Again, severe or critical illness was associated with a robust prozone effect in the serum. There was a bell-shaped binding curve for both severe and critical patient groups, indicating the occurrence of false negatives for antibody interactions with N, S1 and RBD. To prevent this from occurring, the investigators used samples diluted 1:500 to ensure the inclusion of as many patients as possible from the mild/moderate group, with a low antibody titer, while minimizing the impact of the prozone effect in the severe or critical group.
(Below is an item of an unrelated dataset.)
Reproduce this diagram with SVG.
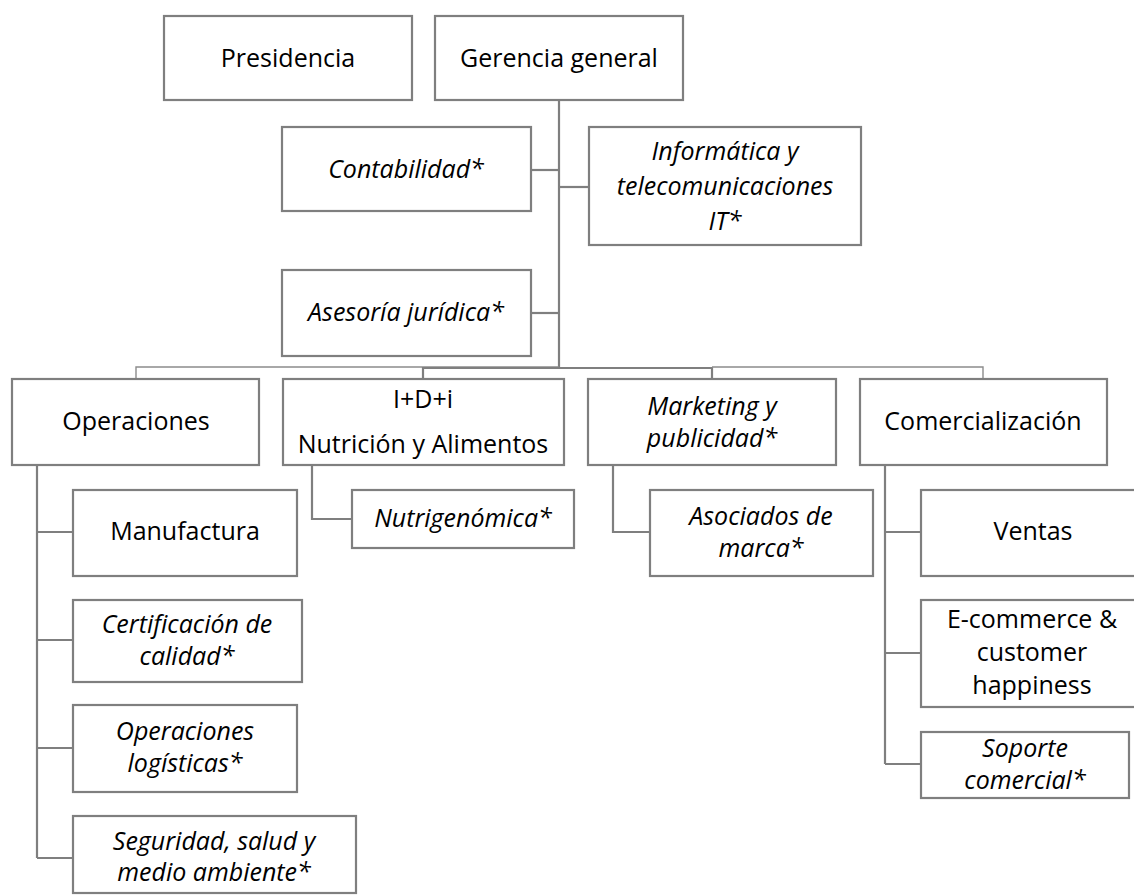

Serum from severely/critically ill patients had high neutralizing capacity, being capable of 50% inhibition of ACE2 receptor binding activity even when diluted several hundred times. This was not observed in the mild-moderate group. Anti-S1 IgG titers were measured at titers up to 45 μg/mL and 100-400 μg/mL in the mild-moderate and severe-critical groups. There was no significant difference between measurements taken from serum or plasma.

Slower and Lower Kinetics in Mild Disease

Finally, mild or moderate illness was linked to a slower and lower response in the form of anti-N and anti-S1 IgG antibodies, relative to severe or critical illness. In severe illness, the antibody titer increased early and to a higher level for almost all isotypes and for all the antigens, except only IgM targeting S1-NTD. Both classes of patients had comparable anti-RBD IgG and neutralizing antibodies at 2-4 months.

In the convalescent stage, the antibodies in the mild-moderate group rise to almost that of the severe-critical group, which registers a slight fall. However, IgG, IgA, and IgM against N and S1 fall rapidly in the latter group, accounting for their lack of usefulness in convalescent stage diagnosis.

What are the Implications?

In short, diagnosis of infection in both acute and convalescent stages can be made using either the antibody combination or IgG alone, against RBD, confirmed by anti-N and anti-S1 titers. Differentiation of mild-moderate and severe-critical cases was best done by combined isotype measurements, or anti-RBD, anti-S1 or anti-N assays. The best in both classes was the anti-S1-RBD.

The high ASC expansion in severe/critical disease in early infection is linked to higher antibody levels, suggesting that the B cells and ASC have different sources in mild-moderate and severe-critical infections. The early response in the latter is vigorous and comprises mostly IgG and IgA, while in the former, it conforms to the classical model, taking 4-6 weeks to develop. Beginning with extrafollicular activation that proceeds to a transient IgM production, it then switches to germinal center activation, leading to memory B cell and plasma cell generation and specific, high-affinity isotype-switched antibodies.

However, extrafollicular reactions proceeding directly to the isotype-switched phase also occur in this infection, probably accounting for the high IgG and IgA production in severe-critical cases. The germinal centers are disrupted in these patients. Later antibody profiles will vary with the extent of perturbation and restoration of germinal center function.

The researchers comment, “The striking early response produced by severe/critical patients may enable early detection of the patients most likely to experience poor outcomes.” Secondly, they point out, “The virus-specific antibody kinetics vary depending on disease severity and we speculate that specific viral antigens will have implications for long-term humoral protection to SARS-CoV-2 re-infection.”

And finally, “This unexpected difference in the speed and magnitude of humoral responses may reflect important differences in the immune response and provide early signs for patients who might benefit from targeted immunomodulatory interventions.”

*Important notice: bioRxiv publishes preliminary scientific reports that are not peer-reviewed and, therefore, should not be regarded as conclusive, guide clinical practice/health-related behavior, or treated as established information.